=== Exercise data ===

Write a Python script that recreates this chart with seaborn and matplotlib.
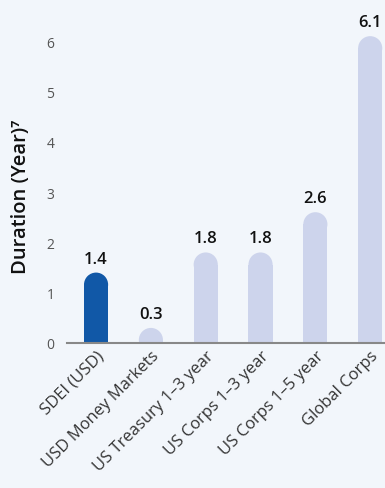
import matplotlib
matplotlib.use("Agg")
import matplotlib.pyplot as plt
import seaborn as sns
import pandas as pd
from matplotlib.patches import Ellipse

categories = ["SDEI (USD)", "USD Money Markets", "US Treasury 1\u20133 year",
              "US Corps 1\u20133 year", "US Corps 1\u20135 year", "Global Corps"]
values = [1.4, 0.3, 1.8, 1.8, 2.6, 6.1]
labels = ["1.4", "0.3", "1.8", "1.8", "2.6", "6.1"]
yticks = [0, 1, 2, 3, 4, 5, 6]

BG = "#F2F6FB"
DARK = "#1158A7"
LIGHT = "#CDD4EC"

sns.set_style("white")
plt.rcParams["font.family"] = ["Open Sans", "DejaVu Sans"]

fig = plt.figure(figsize=(3.85, 4.89), dpi=100, facecolor=BG)
ax = fig.add_axes([67/385, 145/489, 318/385, (344-12)/489])
ax.set_facecolor(BG)

df = pd.DataFrame({"cat": categories, "val": values})
palette = [DARK] + [LIGHT] * (len(categories) - 1)
sns.barplot(data=df, x="cat", y="val", hue="cat", palette=palette,
            width=0.44, ax=ax, legend=False, saturation=1)

ax.set_xlim(-0.53, 5.27)
ax.set_ylim(0, 6.6)
fig.canvas.draw()

# rounded caps
bbox = ax.get_window_extent()
px_per_x = bbox.width / (ax.get_xlim()[1] - ax.get_xlim()[0])
px_per_y = bbox.height / (ax.get_ylim()[1] - ax.get_ylim()[0])
for p, lab in zip(list(ax.patches), labels):
    x0 = p.get_x(); w = p.get_width(); h = p.get_height()
    r_px = w * px_per_x / 2
    ry = r_px / px_per_y
    col = p.get_facecolor()
    p.set_height(max(h - ry, 0))
    p.set_edgecolor("none")
    e = Ellipse((x0 + w/2, h - ry), w, 2*ry, facecolor=col, edgecolor="none")
    ax.add_patch(e)
    ax.text(x0 + w/2, h + 0.12, lab, ha="center", va="bottom",
            fontsize=12, fontweight="semibold", color="#111111")

ax.set_yticks(yticks)
ax.set_yticklabels([str(t) for t in yticks])
ax.tick_params(axis="y", length=0, pad=9, labelsize=10, labelcolor="#555555")
ax.tick_params(axis="x", length=0, pad=3, labelsize=12, labelcolor="#333333")
plt.setp(ax.get_xticklabels(), rotation=45, ha="right", rotation_mode="anchor")
ax.set_xlabel("")
ax.set_ylabel("Duration (Year)\u2077", fontsize=14.5, fontweight="semibold",
              color="#111111")
ax.yaxis.set_label_coords(-0.112, 0.443)

for s in ["top", "right", "left"]:
    ax.spines[s].set_visible(False)
ax.spines["bottom"].set_color("#888888")
ax.spines["bottom"].set_linewidth(1.5)

fig.savefig("out.png", dpi=100, facecolor=BG)
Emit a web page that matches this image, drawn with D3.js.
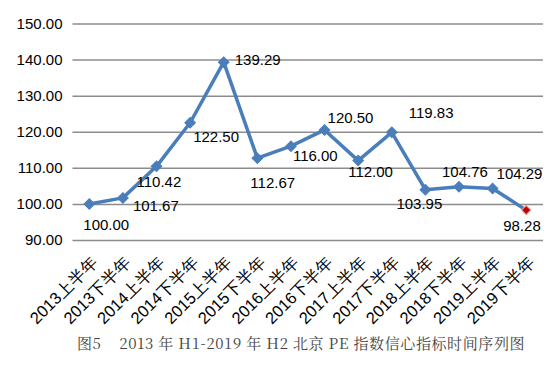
<!DOCTYPE html>
<html>
<head>
<meta charset="utf-8">
<script src="https://cdn.jsdelivr.net/npm/d3@7"></script>
<style>
  body { margin: 0; background: #fff; }
  svg text { font-family: "Liberation Sans", Arial, sans-serif; }
</style>
</head>
<body>
<svg id="chart" width="550" height="367"></svg>
<script>
// data
var periods = ["2013上半年", "2013下半年", "2014上半年", "2014下半年", "2015上半年", "2015下半年",
  "2016上半年", "2016下半年", "2017上半年", "2017下半年", "2018上半年", "2018下半年",
  "2019上半年", "2019下半年"];
var values = [100.00, 101.67, 110.42, 122.50, 139.29, 112.67, 116.00, 120.50, 112.00, 119.83,
  103.95, 104.76, 104.29, 98.28];
var yTicks = [90, 100, 110, 120, 130, 140, 150];
var caption = "图5\u00a0\u00a0\u00a0 2013 年 H1-2019 年 H2 北京 PE 指数信心指标时间序列图";

// where each value label sits relative to its point (dx, dy of text start / baseline)
var labelOffsets = [[-6, 26], [10, 13], [-20, 21], [3, 19], [11, 3], [-7, 30], [2, 15], [3, -7],
  [-10, 16], [17, -14], [-29, 19], [-17, -10], [4, -9], [-23, 21]];

var svg = d3.select("#chart");
var margin = {left: 72.5, right: 7, top: 23.5, bottom: 127};
var W = 550, H = 367;

var x = d3.scalePoint()
  .domain(periods)
  .range([margin.left, W - margin.right])
  .padding(0.5);

var y = d3.scaleLinear()
  .domain([90, 150])
  .range([H - margin.bottom, margin.top]);

// gridlines + y labels
var yAxis = svg.append("g")
  .attr("transform", "translate(" + margin.left + ",0)")
  .call(d3.axisLeft(y).tickValues(yTicks).tickSize(-(W - margin.left - margin.right))
    .tickFormat(d3.format(".2f")).tickPadding(10));
yAxis.select(".domain").remove();
yAxis.selectAll("line").attr("stroke", "#8c8c8c").attr("stroke-width", 1.5);
yAxis.selectAll("text").attr("font-size", "15px").attr("fill", "#000")
  .attr("font-family", "'Liberation Sans', Arial, sans-serif");

// x labels, rotated
var xAxis = svg.append("g")
  .attr("transform", "translate(0," + (H - margin.bottom) + ")")
  .call(d3.axisBottom(x).tickSize(0).tickPadding(0));
xAxis.select(".domain").remove();
xAxis.selectAll("text")
  .attr("font-size", "16.5px").attr("fill", "#000")
  .attr("font-family", "'Liberation Sans', Arial, 'Noto Sans CJK SC', sans-serif")
  .attr("text-anchor", "end")
  .attr("dy", 0)
  .attr("transform", "translate(9,23) rotate(-45)");

// series line
var line = d3.line()
  .x(function(d, i) { return x(periods[i]); })
  .y(function(d) { return y(d); });

svg.append("path")
  .datum(values)
  .attr("fill", "none")
  .attr("stroke", "#4a7ebb")
  .attr("stroke-width", 3.5)
  .attr("stroke-linejoin", "round")
  .attr("d", line);

svg.selectAll("path.marker")
  .data(values)
  .enter().append("path")
  .attr("class", "marker")
  .attr("d", function(d, i) {
    return d3.symbol().type(d3.symbolSquare).size(i === values.length - 1 ? 42 : 56)();
  })
  .attr("transform", function(d, i) {
    return "translate(" + x(periods[i]) + "," + y(d) + ") rotate(45)";
  })
  .attr("fill", function(d, i) { return i === values.length - 1 ? "#c00000" : "#4a7ebb"; })
  .attr("stroke", function(d, i) { return i === values.length - 1 ? "#e8a0a0" : "#4a7ebb"; })
  .attr("stroke-width", 1);

// value labels
svg.selectAll("text.val")
  .data(values)
  .enter().append("text")
  .attr("class", "val")
  .attr("x", function(d, i) { return x(periods[i]) + labelOffsets[i][0]; })
  .attr("y", function(d, i) { return y(d) + labelOffsets[i][1]; })
  .attr("font-size", "15px")
  .attr("fill", "#000")
  .text(function(d) { return d.toFixed(2); });

// caption
svg.append("text")
  .attr("x", 77)
  .attr("y", 349)
  .attr("font-size", "15px")
  .attr("letter-spacing", "0.6px")
  .attr("fill", "#444")
  .style("font-family", "'Noto Serif CJK SC', 'DejaVu Serif', 'Noto Sans CJK SC', serif")
  .text(caption);
</script>
</body>
</html>
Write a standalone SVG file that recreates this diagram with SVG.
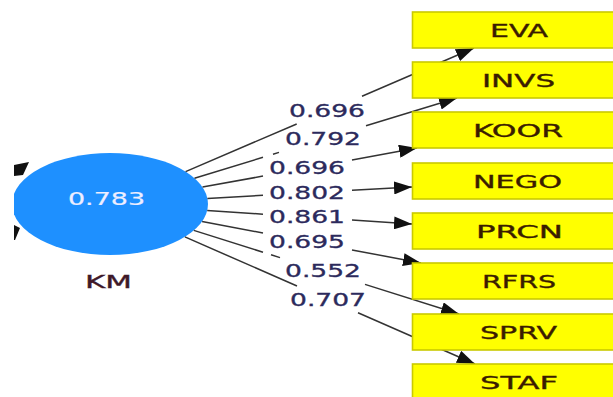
<svg xmlns="http://www.w3.org/2000/svg" width="613" height="397" viewBox="0 0 613 397">
<style>
.box{fill:#FFFF00;stroke:#CACA00;stroke-width:1.6}
.bt{font-family:"DejaVu Sans","Liberation Sans",sans-serif;font-size:18px;fill:#3a1c00;stroke:#3a1c00;stroke-width:0.35}
.lbl{font-family:"DejaVu Sans","Liberation Sans",sans-serif;font-size:17px;fill:#2c2a5c;stroke:#2c2a5c;stroke-width:0.3}
.ln{fill:none;stroke:#333;stroke-width:1.5}
</style>
<defs>
<marker id="ah" markerUnits="userSpaceOnUse" markerWidth="18" markerHeight="13" refX="18" refY="6.5" orient="auto">
<path d="M0,0 L18,6.5 L0,13 z" fill="#111"/>
</marker>
<clipPath id="cl"><rect x="14" y="0" width="600" height="397"/></clipPath>
</defs>
<rect width="613" height="397" fill="#fff"/>
<g id="KM">
<ellipse cx="110" cy="204" rx="98" ry="51" fill="#1E90FF" clip-path="url(#cl)"/>
<polygon points="14,165 29,162 23,175 14,176" fill="#111"/>
<polygon points="14,225 20,228 15,240 14,240" fill="#111"/>
<text x="68" y="205" class="lbl" style="fill:#eeeeff;stroke:#eeeeff;stroke-width:0.2" textLength="77" lengthAdjust="spacingAndGlyphs">0.783</text>
<text x="85" y="288" class="bt" style="fill:#3e1828;stroke:#3e1828" textLength="47" lengthAdjust="spacingAndGlyphs">KM</text>
</g>
<g id="connectors">
<path class="ln" d="M185.6,171.6 L296.7,124 M362,96.2 L474,48" marker-end="url(#ah)"/>
<path class="ln" d="M194.5,178.2 L263,157.3 M273,154.2 L279,152.4 M366,125.8 L457,98" marker-end="url(#ah)"/>
<path class="ln" d="M202.5,187.1 L263,176.1 M352,159.9 L417,148" marker-end="url(#ah)"/>
<path class="ln" d="M207.4,198.5 L263,195.3 M352,190.3 L412,187" marker-end="url(#ah)"/>
<path class="ln" d="M207.2,210.5 L263,214.2 M352,220.1 L412,224.1" marker-end="url(#ah)"/>
<path class="ln" d="M202.1,221.5 L263,233 M352,249.9 L421,263" marker-end="url(#ah)"/>
<path class="ln" d="M193.8,230.4 L263,252.2 M271,254.8 L280,257.6 M365,284.4 L459,314" marker-end="url(#ah)"/>
<path class="ln" d="M184.9,236.9 L297,286 M358,312.7 L475,364" marker-end="url(#ah)"/>
</g>
<g id="labels">
<text x="289" y="117.2" class="lbl" textLength="76" lengthAdjust="spacingAndGlyphs">0.696</text>
<text x="285" y="145" class="lbl" textLength="76" lengthAdjust="spacingAndGlyphs">0.792</text>
<text x="269" y="174.3" class="lbl" textLength="76" lengthAdjust="spacingAndGlyphs">0.696</text>
<text x="269" y="199" class="lbl" textLength="76" lengthAdjust="spacingAndGlyphs">0.802</text>
<text x="269" y="223.3" class="lbl" textLength="76" lengthAdjust="spacingAndGlyphs">0.861</text>
<text x="269" y="247.6" class="lbl" textLength="76" lengthAdjust="spacingAndGlyphs">0.695</text>
<text x="285" y="277.3" class="lbl" textLength="76" lengthAdjust="spacingAndGlyphs">0.552</text>
<text x="290" y="305.8" class="lbl" textLength="76" lengthAdjust="spacingAndGlyphs">0.707</text>
</g>
<g id="EVA"><rect class="box" x="412.5" y="12" width="220" height="36"/><text class="bt" x="490" y="36.5" textLength="58" lengthAdjust="spacingAndGlyphs">EVA</text></g>
<g id="INVS"><rect class="box" x="412.5" y="62" width="220" height="36"/><text class="bt" x="482" y="86.5" textLength="73" lengthAdjust="spacingAndGlyphs">INVS</text></g>
<g id="KOOR"><rect class="box" x="412.5" y="112" width="220" height="36"/><text class="bt" x="473" y="136.5" textLength="90" lengthAdjust="spacingAndGlyphs">KOOR</text></g>
<g id="NEGO"><rect class="box" x="412.5" y="163" width="220" height="36"/><text class="bt" x="473" y="187.5" textLength="89" lengthAdjust="spacingAndGlyphs">NEGO</text></g>
<g id="PRCN"><rect class="box" x="412.5" y="213" width="220" height="36"/><text class="bt" x="476" y="237.5" textLength="87" lengthAdjust="spacingAndGlyphs">PRCN</text></g>
<g id="RFRS"><rect class="box" x="412.5" y="263" width="220" height="36"/><text class="bt" x="482" y="287.5" textLength="74" lengthAdjust="spacingAndGlyphs">RFRS</text></g>
<g id="SPRV"><rect class="box" x="412.5" y="314" width="220" height="36"/><text class="bt" x="480" y="338.5" textLength="77" lengthAdjust="spacingAndGlyphs">SPRV</text></g>
<g id="STAF"><rect class="box" x="412.5" y="364" width="220" height="36"/><text class="bt" x="480" y="388.5" textLength="78" lengthAdjust="spacingAndGlyphs">STAF</text></g>
</svg>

=== Exercise aim ===
Repeat, word for word and with no pictures, only the lines running from the beginning of the data to the line that contains "fig.canvas.draw()".

=== The response ===
Write a Python script that recreates this chart with seaborn and matplotlib.
import matplotlib
matplotlib.use("Agg")
import matplotlib.pyplot as plt
import seaborn as sns
import pandas as pd
from matplotlib.patches import Ellipse

categories = ["SDEI (USD)", "USD Money Markets", "US Treasury 1\u20133 year",
              "US Corps 1\u20133 year", "US Corps 1\u20135 year", "Global Corps"]
values = [1.4, 0.3, 1.8, 1.8, 2.6, 6.1]
labels = ["1.4", "0.3", "1.8", "1.8", "2.6", "6.1"]
yticks = [0, 1, 2, 3, 4, 5, 6]

BG = "#F2F6FB"
DARK = "#1158A7"
LIGHT = "#CDD4EC"

sns.set_style("white")
plt.rcParams["font.family"] = ["Open Sans", "DejaVu Sans"]

fig = plt.figure(figsize=(3.85, 4.89), dpi=100, facecolor=BG)
ax = fig.add_axes([67/385, 145/489, 318/385, (344-12)/489])
ax.set_facecolor(BG)

df = pd.DataFrame({"cat": categories, "val": values})
palette = [DARK] + [LIGHT] * (len(categories) - 1)
sns.barplot(data=df, x="cat", y="val", hue="cat", palette=palette,
            width=0.44, ax=ax, legend=False, saturation=1)

ax.set_xlim(-0.53, 5.27)
ax.set_ylim(0, 6.6)
fig.canvas.draw()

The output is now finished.